Comissão de Acompanhamento e Monitorização do CGS 2018

Em sentido contrário, apenas 50% dos órgãos de fiscalização avalia o cumprimento dos planos estratégicos determinados e 48% das sociedades analisadas tem um número de administradores independentes aquém do recomendado, ou seja, não totalizam, pelo menos, um terço dos administradores executivos.

Pedro Maia explica que, além do pouco tempo que limitou a adoção das recomendações (associado a casos particulares em que as cotadas se preparam para eleger novos mandatos dos órgãos sociais), há ainda a questão de esperarem uma nova lei. A transposição da segunda diretiva europeia dos acionistas para a legislação portuguesa está ainda por terminar.

A diretiva vai alterar essencialmente temas como as partes interessadas e remuneração dos órgãos sociais pelo que a comissão considerou que as cotadas poderão ter decidido não adotar as mudanças introduzidas no código para fazerem todas as alterações juntas.
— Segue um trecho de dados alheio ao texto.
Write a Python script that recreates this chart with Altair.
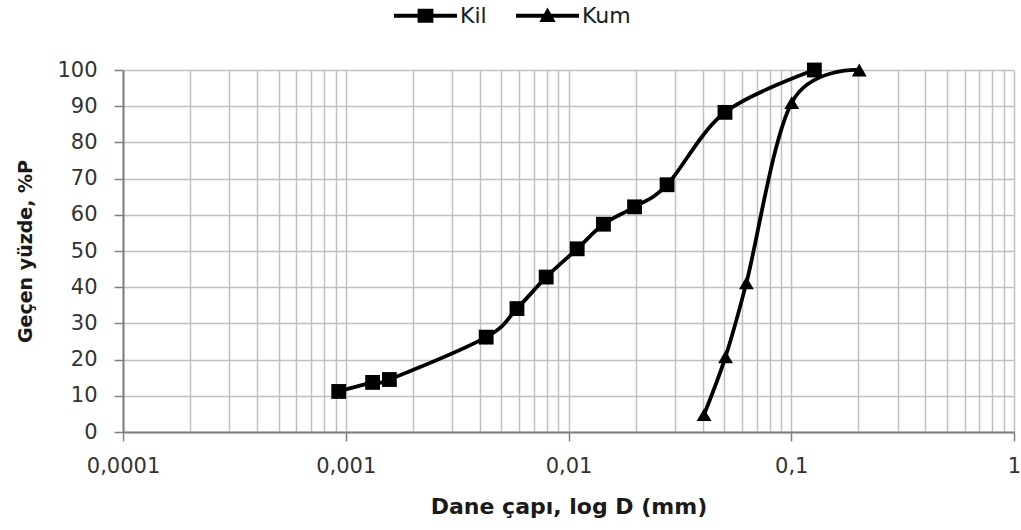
import altair as alt
import pandas as pd

# Kil (clay) grain size distribution
kil_d = [0.00093, 0.00132, 0.00157, 0.00427, 0.00587, 0.00794, 0.01094,
         0.01435, 0.0198, 0.0277, 0.0504, 0.127]
kil_p = [11.2, 13.7, 14.5, 26.2, 34.1, 42.8, 50.6, 57.4, 62.2, 68.3, 88.3, 100]
# Kum (sand)
kum_d = [0.0406, 0.0507, 0.0629, 0.1005, 0.202]
kum_p = [4.8, 20.8, 41.2, 91.0, 100]

series_names = ["Kil", "Kum"]
x_grid = [k * 10.0 ** e for e in range(-4, 0) for k in range(1, 10)] + [1.0]
y_ticks = [float(v) for v in range(0, 101, 10)]

df = pd.DataFrame(
    [{"seri": "Kil", "d": d, "p": p} for d, p in zip(kil_d, kil_p)]
    + [{"seri": "Kum", "d": d, "p": p} for d, p in zip(kum_d, kum_p)]
)

FONT = "DejaVu Sans"
GRID = "#c0c0c0"
AXIS = "#808080"
decade = "abs(log(datum.value)/LN10 - round(log(datum.value)/LN10)) < 0.001"

x_axis = alt.Axis(
    values=x_grid,
    title="Dane çapı, log D (mm)",
    titleFont=FONT, titleFontSize=22, titleFontWeight="bold",
    titleColor="#1a1a1a", titlePadding=20,
    labelFont=FONT, labelFontSize=21, labelColor="#333333",
    labelExpr=f"{decade} ? replace('' + datum.value, '.', ',') : ''",
    labelFlush=False, labelOverlap=False, labelPadding=14,
    grid=True, gridColor=GRID, gridWidth=1.5,
    domainColor=AXIS, domainWidth=2,
    tickSize=9, tickWidth=1.5,
    tickColor={"condition": {"test": decade, "value": AXIS}, "value": "transparent"},
)
y_axis = alt.Axis(
    values=y_ticks, tickCount=11,
    title="Geçen yüzde, %P",
    titleFont=FONT, titleFontSize=19, titleFontWeight="bold",
    titleColor="#1a1a1a", titlePadding=21,
    labelFont=FONT, labelFontSize=21, labelColor="#333333",
    labelPadding=17, labelOverlap=False,
    grid=True, gridColor=GRID, gridWidth=1.5,
    domainColor=AXIS, domainWidth=2,
    tickColor=AXIS, tickSize=9, tickWidth=1.5,
)
x_scale = alt.Scale(type="log", domain=[0.0001, 1], nice=False)
y_scale = alt.Scale(domain=[0, 100], nice=False)


def xe():
    return alt.X("d:Q", scale=x_scale, axis=x_axis)


def ye():
    return alt.Y("p:Q", scale=y_scale, axis=y_axis)


lines = alt.Chart(df).mark_line(
    interpolate="cardinal", color="#000000", strokeWidth=3.8
).encode(x=xe(), y=ye(), detail="seri:N")

points = alt.Chart(df).mark_point(
    filled=True, color="#000000", opacity=1, size=220
).encode(
    x=xe(), y=ye(),
    shape=alt.Shape("seri:N", scale=alt.Scale(domain=series_names,
                                              range=["square", "triangle-up"]),
                    legend=None),
)

legend_paths = [
    "M-1,-0.065H1V0.065H-1Z M-0.25,-0.22H0.25V0.22H-0.25Z",
    "M-1,-0.065H1V0.065H-1Z M0,-0.26L0.26,0.2H-0.26Z",
]
legend_layer = alt.Chart(df).mark_point(
    filled=True, color="#000000", opacity=0
).encode(
    x=xe(), y=ye(),
    shape=alt.Shape(
        "seri:N",
        scale=alt.Scale(domain=series_names, range=legend_paths),
        legend=alt.Legend(
            title=None, orient="none", direction="horizontal",
            legendX=271, legendY=-86,
            symbolSize=3969, symbolOpacity=1, symbolFillColor="#000000",
            symbolStrokeWidth=0, labelFont=FONT, labelFontSize=22,
            labelColor="#1a1a1a", labelOffset=3, columnPadding=29, padding=0,
        ),
    ),
)

chart = alt.layer(lines, points, legend_layer).resolve_scale(
    shape="independent"
).properties(
    width=891, height=362,
    autosize=alt.AutoSizeParams(type="none"),
    padding={"left": 123, "top": 70, "right": 7, "bottom": 98},
    background="#ffffff",
).configure_view(stroke=None)

chart.save("out.html", embed_options={"renderer": "svg", "actions": False})
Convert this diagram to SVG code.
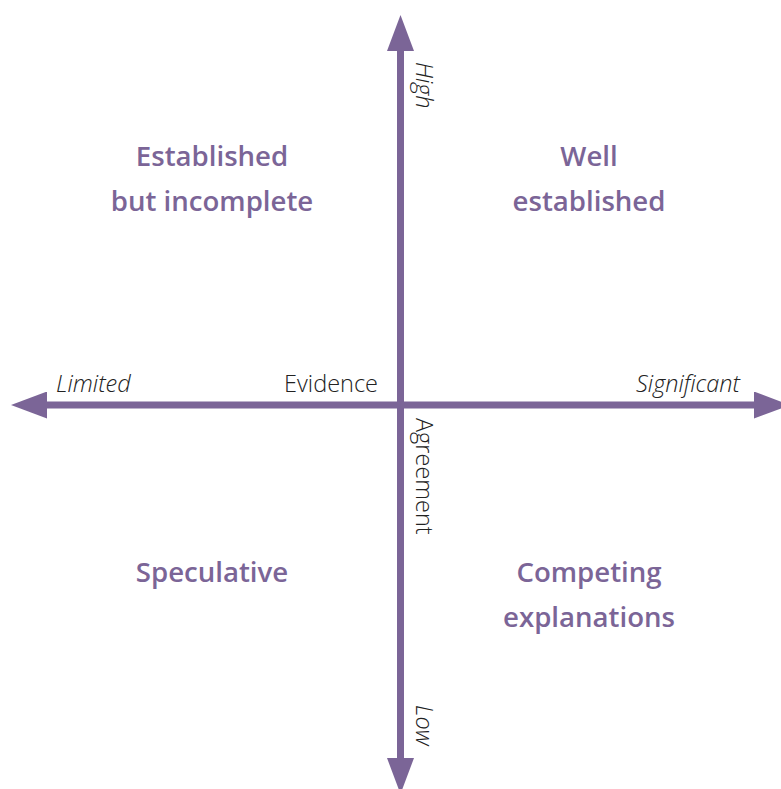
<svg xmlns="http://www.w3.org/2000/svg" width="781" height="789" viewBox="0 0 781 789">
<style>
.ax{stroke:#7b6597;stroke-width:7;fill:none;marker-end:url(#ah)}
.q{font-family:"Open Sans","Liberation Sans",sans-serif;font-weight:600;font-size:27.6px;fill:#7b6597;text-anchor:middle}
.s{font-family:"Open Sans","Liberation Sans",sans-serif;font-weight:300;font-size:23.5px;fill:#222}
.i{font-style:italic}
</style>
<defs>
<marker id="ah" markerUnits="userSpaceOnUse" viewBox="0 0 36 27" refX="0" refY="13.5" markerWidth="36" markerHeight="27" orient="auto">
<path d="M0,0 L36,13.5 L0,27 Z" fill="#7b6597"/>
</marker>
</defs>
<g id="connectors">
<line class="ax" x1="400.5" y1="405" x2="400.5" y2="51"/>
<line class="ax" x1="400.5" y1="405" x2="400.5" y2="758"/>
<line class="ax" x1="400.5" y1="405" x2="47" y2="405"/>
<line class="ax" x1="400.5" y1="405" x2="754" y2="405"/>
</g>
<g id="axis-labels">
<text class="s i" transform="translate(416,62) rotate(90)">High</text>
<text class="s i" transform="translate(416,705) rotate(90)">Low</text>
<text class="s" transform="translate(416,418) rotate(90)">Agreement</text>
<text class="s i" x="56" y="392">Limited</text>
<text class="s" x="378" y="392" text-anchor="end">Evidence</text>
<text class="s i" x="740" y="392" text-anchor="end">Significant</text>
</g>
<g id="q-established-incomplete">
<text class="q" x="212" y="166">Established</text>
<text class="q" x="212" y="211">but incomplete</text>
</g>
<g id="q-well-established">
<text class="q" x="589" y="166">Well</text>
<text class="q" x="589" y="211">established</text>
</g>
<g id="q-speculative">
<text class="q" x="212" y="582">Speculative</text>
</g>
<g id="q-competing">
<text class="q" x="589" y="582">Competing</text>
<text class="q" x="589" y="627">explanations</text>
</g>
</svg>
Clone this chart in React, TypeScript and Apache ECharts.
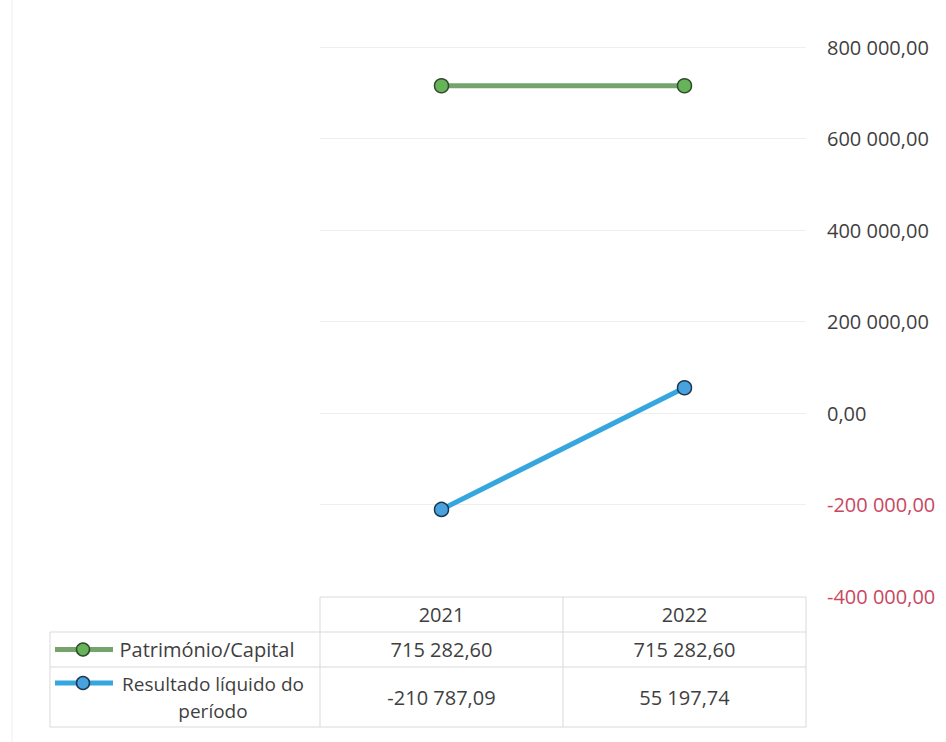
import React, { useEffect, useRef } from "react";
import * as echarts from "echarts";

const categories = ["2021", "2022"];
const patrimonio = [715282.6, 715282.6];
const resultado = [-210787.09, 55197.74];
const seriesNames = ["Património/Capital", "Resultado líquido do período"];
const legendLines = [["Património/Capital"], ["Resultado líquido do", "período"]];
const yMin = -400000;
const yMax = 800000;
const yStep = 200000;

const FONT = "'Open Sans', sans-serif";
const FS = 20;
const TEXT = "#3f3f3f";
const NEG = "#c9475f";
const GREEN_LINE = "#74a46c";
const GREEN_FILL = "#67b35a";
const BLUE_LINE = "#35a6de";
const BLUE_FILL = "#47a2dd";

function fmt(v: number): string {
  const neg = v < 0;
  const [i, d] = Math.abs(v).toFixed(2).split(".");
  const ii = i.replace(/\B(?=(\d{3})+(?!\d))/g, " ");
  return (neg ? "-" : "") + ii + "," + d;
}

export default function App() {
  const ref = useRef<HTMLDivElement>(null);
  useEffect(() => {
    if (!ref.current) return;
    const chart = echarts.init(ref.current, null, { renderer: "svg" });
    const gl = 320;
    const gr = 806;
    const colW = (gr - gl) / categories.length;
    const tableTop = 597;
    const rowH = [35, 35, 60];
    const rowY = [tableTop, tableTop + rowH[0], tableTop + rowH[0] + rowH[1]];
    const tableBottom = rowY[2] + rowH[2];
    const legendLeft = 50;
    const lineC = "#d9d9d9";

    const graphics: any[] = [];
    graphics.push({ type: "line", shape: { x1: 12, y1: 0, x2: 12, y2: 742 }, style: { stroke: "#efefef", lineWidth: 1 } });
    graphics.push({ type: "line", shape: { x1: gl, y1: tableTop, x2: gr, y2: tableTop }, style: { stroke: lineC, lineWidth: 1 } });
    [rowY[1], rowY[2], tableBottom].forEach((y) =>
      graphics.push({ type: "line", shape: { x1: legendLeft, y1: y, x2: gr, y2: y }, style: { stroke: lineC, lineWidth: 1 } })
    );
    graphics.push({ type: "line", shape: { x1: legendLeft, y1: rowY[1], x2: legendLeft, y2: tableBottom }, style: { stroke: lineC, lineWidth: 1 } });
    for (let c = 0; c <= categories.length; c++) {
      const x = gl + c * colW;
      graphics.push({ type: "line", shape: { x1: x, y1: tableTop, x2: x, y2: tableBottom }, style: { stroke: lineC, lineWidth: 1 } });
    }
    const txt = (x: number, y: number, s: string, fs = FS) => ({
      type: "text",
      x,
      y,
      style: { text: s, fill: TEXT, font: `${fs}px ${FONT}`, align: "center", verticalAlign: "middle", lineHeight: 27 },
    });
    categories.forEach((c, i) => {
      const cx = gl + colW * (i + 0.5);
      graphics.push(txt(cx, rowY[0] + rowH[0] / 2, c));
      graphics.push(txt(cx, rowY[1] + rowH[1] / 2, fmt(patrimonio[i])));
      graphics.push(txt(cx, rowY[2] + rowH[2] / 2, fmt(resultado[i])));
    });
    const keys = [
      { line: GREEN_LINE, fill: GREEN_FILL, border: "#2f4a2c" },
      { line: BLUE_LINE, fill: BLUE_FILL, border: "#1d3652" },
    ];
    const keyY = [rowY[1] + rowH[1] / 2, rowY[2] + 16];
    keys.forEach((k, i) => {
      const y = keyY[i];
      graphics.push({ type: "line", shape: { x1: 55, y1: y, x2: 113, y2: y }, style: { stroke: k.line, lineWidth: 5 } });
      graphics.push({ type: "circle", shape: { cx: 83, cy: y, r: 6.5 }, style: { fill: k.fill, stroke: k.border, lineWidth: 1.5 } });
    });
    graphics.push(txt(207, rowY[1] + rowH[1] / 2, legendLines[0].join("\n")));
    graphics.push(txt(213, rowY[2] + rowH[2] / 2, legendLines[1].join("\n"), 19));

    chart.setOption({
      animation: false,
      backgroundColor: "#ffffff",
      grid: { left: gl, right: 946 - gr, top: 47, bottom: 742 - 596 },
      xAxis: {
        type: "category",
        data: categories,
        boundaryGap: true,
        axisLine: { show: false, onZero: false },
        axisTick: { show: false },
        axisLabel: { show: false },
        splitLine: { show: false },
      },
      yAxis: {
        type: "value",
        position: "right",
        min: yMin,
        max: yMax,
        interval: yStep,
        axisLine: { show: false },
        axisTick: { show: false },
        splitLine: { show: true, lineStyle: { color: "#eeeeee", width: 1 } },
        axisLabel: {
          margin: 21,
          fontFamily: FONT,
          fontSize: FS,
          color: TEXT,
          formatter: (v: number) => (v < 0 ? `{neg|${fmt(v)}}` : fmt(v)),
          rich: { neg: { color: NEG, fontFamily: FONT, fontSize: FS } },
        },
      },
      series: [
        {
          name: seriesNames[0],
          type: "line",
          data: patrimonio,
          symbol: "circle",
          symbolSize: 14,
          lineStyle: { color: GREEN_LINE, width: 5 },
          itemStyle: { color: GREEN_FILL, borderColor: "#2f4a2c", borderWidth: 1.5 },
        },
        {
          name: seriesNames[1],
          type: "line",
          data: resultado,
          symbol: "circle",
          symbolSize: 14,
          lineStyle: { color: BLUE_LINE, width: 5 },
          itemStyle: { color: BLUE_FILL, borderColor: "#1d3652", borderWidth: 1.5 },
        },
      ],
      graphic: graphics,
    });
    return () => chart.dispose();
  }, []);
  return <div ref={ref} style={{ position: "fixed", left: 0, top: 0, width: 946, height: 742 }} />;
}
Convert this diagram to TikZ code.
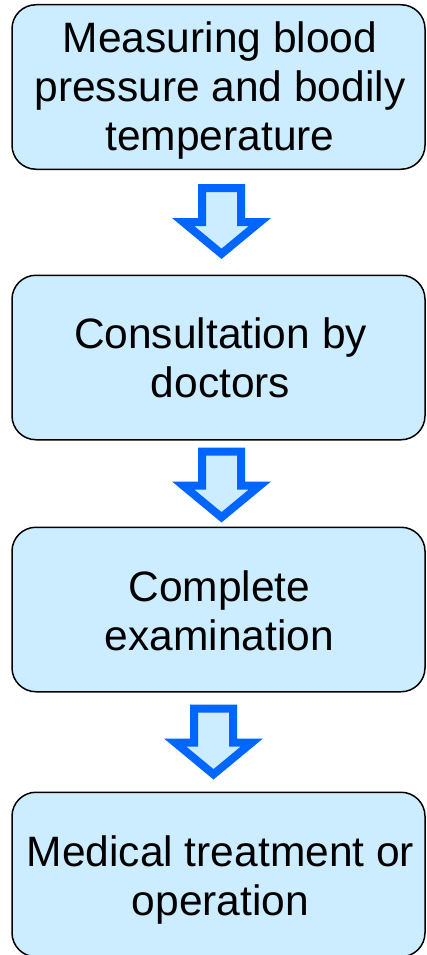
\documentclass[tikz,border=0pt]{standalone}
\usepackage{fontspec}
\setmainfont{Liberation Sans}
\definecolor{boxfill}{HTML}{CCECFF}
\definecolor{arrowblue}{HTML}{0066FF}
\tikzset{
  stepbox/.style={draw=black, line width=1.5pt, fill=boxfill,
    rounded corners=24pt, minimum width=413pt, minimum height=164.5pt,
    inner sep=0pt},
  boxtext/.style={font=\fontsize{42.5}{49}\selectfont, align=center,
    inner sep=0pt, text=black},
  flowarrow/.style={draw=arrowblue, fill=boxfill, line width=8pt,
    miter limit=10},
  pics/downarrow/.style={code={
    \path[flowarrow] (-19.5,0) -- (19.5,0) -- (19.5,34) -- (38.4,34)
      -- (0,65.8) -- (-38.4,34) -- (-19.5,34) -- cycle;
  }}
}
\begin{document}
\begin{tikzpicture}[x=1pt,y=-1pt]
\useasboundingbox (0,0) rectangle (426,955);

% the four steps of the visit (y grows downwards)
\node[stepbox] (b1) at (218.5,87) {};
\node[stepbox] (b2) at (218.5,357.5) {};
\node[stepbox] (b3) at (218.5,609.5) {};
\node[stepbox] (b4) at (218.5,874.5) {};

\node[boxtext] (t1) at ([shift={(1.5,3.75)}]b1.center)
  {Measuring blood\\pressure and bodily\\temperature};
\node[boxtext] (t2) at ([shift={(2,0)}]b2.center) {Consultation by\\doctors};
\node[boxtext] (t3) at ([shift={(1,1.4)}]b3.center) {Complete\\examination};
\node[boxtext] (t4) at ([shift={(2,5.2)}]b4.center) {Medical treatment or\\operation};

% hollow block arrows between the steps
\coordinate (a1) at ([shift={(3,18)}]b1.south);
\coordinate (a2) at ([shift={(3,11)}]b2.south);
\coordinate (a3) at ([shift={(-5,16)}]b3.south);
\pic at (a1) {downarrow};
\pic at (a2) {downarrow};
\pic at (a3) {downarrow};
\end{tikzpicture}
\end{document}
Acrescentou que há ainda temas “a que vamos chegar, mas que ainda estamos a caminhar” como é o caso do órgão de fiscalização e dos independentes e não executivos, que dada a concentração do capital num acionista, vê como percetível que as empresas, que não são obrigadas a fazê-lo, escolham não eleger uma elevada percentagem de administradores independentes e não executivos. “Já era assim. Não é uma situação nova deste código”.